The exercise asks for every line of the data to be reproduced exactly.

>>>>>

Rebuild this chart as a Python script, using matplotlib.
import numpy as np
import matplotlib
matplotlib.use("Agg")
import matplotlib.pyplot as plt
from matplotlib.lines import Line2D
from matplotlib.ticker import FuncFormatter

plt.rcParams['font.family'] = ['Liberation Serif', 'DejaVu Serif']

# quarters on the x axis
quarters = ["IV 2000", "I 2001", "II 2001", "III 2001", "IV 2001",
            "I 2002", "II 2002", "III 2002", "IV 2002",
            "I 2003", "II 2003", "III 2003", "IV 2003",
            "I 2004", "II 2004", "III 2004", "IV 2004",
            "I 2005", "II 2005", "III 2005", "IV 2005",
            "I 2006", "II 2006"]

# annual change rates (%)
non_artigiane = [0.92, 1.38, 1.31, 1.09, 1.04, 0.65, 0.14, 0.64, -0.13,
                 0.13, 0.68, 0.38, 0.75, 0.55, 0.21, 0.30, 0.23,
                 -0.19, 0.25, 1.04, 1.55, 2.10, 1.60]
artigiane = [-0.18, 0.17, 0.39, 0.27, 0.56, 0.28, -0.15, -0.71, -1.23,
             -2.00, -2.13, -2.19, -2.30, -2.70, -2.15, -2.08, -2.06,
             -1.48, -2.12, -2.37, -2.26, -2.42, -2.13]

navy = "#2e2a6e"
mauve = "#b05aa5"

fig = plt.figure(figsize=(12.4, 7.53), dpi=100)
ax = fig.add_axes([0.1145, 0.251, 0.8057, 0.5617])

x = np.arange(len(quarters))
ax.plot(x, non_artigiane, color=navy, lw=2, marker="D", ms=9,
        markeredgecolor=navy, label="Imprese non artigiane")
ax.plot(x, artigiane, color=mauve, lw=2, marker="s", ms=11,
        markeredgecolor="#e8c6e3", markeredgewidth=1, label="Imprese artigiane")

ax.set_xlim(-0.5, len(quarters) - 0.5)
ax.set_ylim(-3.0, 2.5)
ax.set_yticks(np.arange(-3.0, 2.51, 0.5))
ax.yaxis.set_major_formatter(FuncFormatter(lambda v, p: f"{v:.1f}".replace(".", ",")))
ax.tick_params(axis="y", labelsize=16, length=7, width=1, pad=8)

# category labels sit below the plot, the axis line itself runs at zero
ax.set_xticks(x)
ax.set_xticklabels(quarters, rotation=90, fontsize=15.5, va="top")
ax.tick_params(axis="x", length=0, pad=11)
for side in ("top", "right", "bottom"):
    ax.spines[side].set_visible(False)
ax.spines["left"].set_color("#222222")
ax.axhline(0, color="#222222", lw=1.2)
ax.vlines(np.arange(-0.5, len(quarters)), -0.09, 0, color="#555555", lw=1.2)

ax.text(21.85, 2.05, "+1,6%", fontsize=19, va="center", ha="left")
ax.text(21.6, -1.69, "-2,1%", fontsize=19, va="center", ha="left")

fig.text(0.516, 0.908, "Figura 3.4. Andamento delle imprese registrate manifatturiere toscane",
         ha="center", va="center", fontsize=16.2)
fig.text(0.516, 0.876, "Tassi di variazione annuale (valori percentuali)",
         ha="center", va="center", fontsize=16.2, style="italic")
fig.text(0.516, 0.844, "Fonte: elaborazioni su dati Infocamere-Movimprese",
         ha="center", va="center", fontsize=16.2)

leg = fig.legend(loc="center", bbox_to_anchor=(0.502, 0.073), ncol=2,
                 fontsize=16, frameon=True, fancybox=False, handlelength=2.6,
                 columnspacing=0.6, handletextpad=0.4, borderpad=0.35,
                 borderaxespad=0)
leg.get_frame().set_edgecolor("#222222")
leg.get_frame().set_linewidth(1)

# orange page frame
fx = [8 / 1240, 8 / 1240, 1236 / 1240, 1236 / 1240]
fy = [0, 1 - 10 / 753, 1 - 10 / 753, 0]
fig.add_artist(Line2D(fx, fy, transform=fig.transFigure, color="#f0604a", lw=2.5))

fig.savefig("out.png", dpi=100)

<<<<<

▸ TASK RESPONSE
Rebuild this chart as a Python script, using matplotlib.
import numpy as np
import matplotlib
matplotlib.use("Agg")
import matplotlib.pyplot as plt
from matplotlib.lines import Line2D
from matplotlib.ticker import FuncFormatter

plt.rcParams['font.family'] = ['Liberation Serif', 'DejaVu Serif']

# quarters on the x axis
quarters = ["IV 2000", "I 2001", "II 2001", "III 2001", "IV 2001",
            "I 2002", "II 2002", "III 2002", "IV 2002",
            "I 2003", "II 2003", "III 2003", "IV 2003",
            "I 2004", "II 2004", "III 2004", "IV 2004",
            "I 2005", "II 2005", "III 2005", "IV 2005",
            "I 2006", "II 2006"]

# annual change rates (%)
non_artigiane = [0.92, 1.38, 1.31, 1.09, 1.04, 0.65, 0.14, 0.64, -0.13,
                 0.13, 0.68, 0.38, 0.75, 0.55, 0.21, 0.30, 0.23,
                 -0.19, 0.25, 1.04, 1.55, 2.10, 1.60]
artigiane = [-0.18, 0.17, 0.39, 0.27, 0.56, 0.28, -0.15, -0.71, -1.23,
             -2.00, -2.13, -2.19, -2.30, -2.70, -2.15, -2.08, -2.06,
             -1.48, -2.12, -2.37, -2.26, -2.42, -2.13]

navy = "#2e2a6e"
mauve = "#b05aa5"

fig = plt.figure(figsize=(12.4, 7.53), dpi=100)
ax = fig.add_axes([0.1145, 0.251, 0.8057, 0.5617])

x = np.arange(len(quarters))
ax.plot(x, non_artigiane, color=navy, lw=2, marker="D", ms=9,
        markeredgecolor=navy, label="Imprese non artigiane")
ax.plot(x, artigiane, color=mauve, lw=2, marker="s", ms=11,
        markeredgecolor="#e8c6e3", markeredgewidth=1, label="Imprese artigiane")

ax.set_xlim(-0.5, len(quarters) - 0.5)
ax.set_ylim(-3.0, 2.5)
ax.set_yticks(np.arange(-3.0, 2.51, 0.5))
ax.yaxis.set_major_formatter(FuncFormatter(lambda v, p: f"{v:.1f}".replace(".", ",")))
ax.tick_params(axis="y", labelsize=16, length=7, width=1, pad=8)

# category labels sit below the plot, the axis line itself runs at zero
ax.set_xticks(x)
ax.set_xticklabels(quarters, rotation=90, fontsize=15.5, va="top")
ax.tick_params(axis="x", length=0, pad=11)
for side in ("top", "right", "bottom"):
    ax.spines[side].set_visible(False)
ax.spines["left"].set_color("#222222")
ax.axhline(0, color="#222222", lw=1.2)
ax.vlines(np.arange(-0.5, len(quarters)), -0.09, 0, color="#555555", lw=1.2)

ax.text(21.85, 2.05, "+1,6%", fontsize=19, va="center", ha="left")
ax.text(21.6, -1.69, "-2,1%", fontsize=19, va="center", ha="left")

fig.text(0.516, 0.908, "Figura 3.4. Andamento delle imprese registrate manifatturiere toscane",
         ha="center", va="center", fontsize=16.2)
fig.text(0.516, 0.876, "Tassi di variazione annuale (valori percentuali)",
         ha="center", va="center", fontsize=16.2, style="italic")
fig.text(0.516, 0.844, "Fonte: elaborazioni su dati Infocamere-Movimprese",
         ha="center", va="center", fontsize=16.2)

leg = fig.legend(loc="center", bbox_to_anchor=(0.502, 0.073), ncol=2,
                 fontsize=16, frameon=True, fancybox=False, handlelength=2.6,
                 columnspacing=0.6, handletextpad=0.4, borderpad=0.35,
                 borderaxespad=0)
leg.get_frame().set_edgecolor("#222222")
leg.get_frame().set_linewidth(1)

# orange page frame
fx = [8 / 1240, 8 / 1240, 1236 / 1240, 1236 / 1240]
fy = [0, 1 - 10 / 753, 1 - 10 / 753, 0]
fig.add_artist(Line2D(fx, fy, transform=fig.transFigure, color="#f0604a", lw=2.5))

fig.savefig("out.png", dpi=100)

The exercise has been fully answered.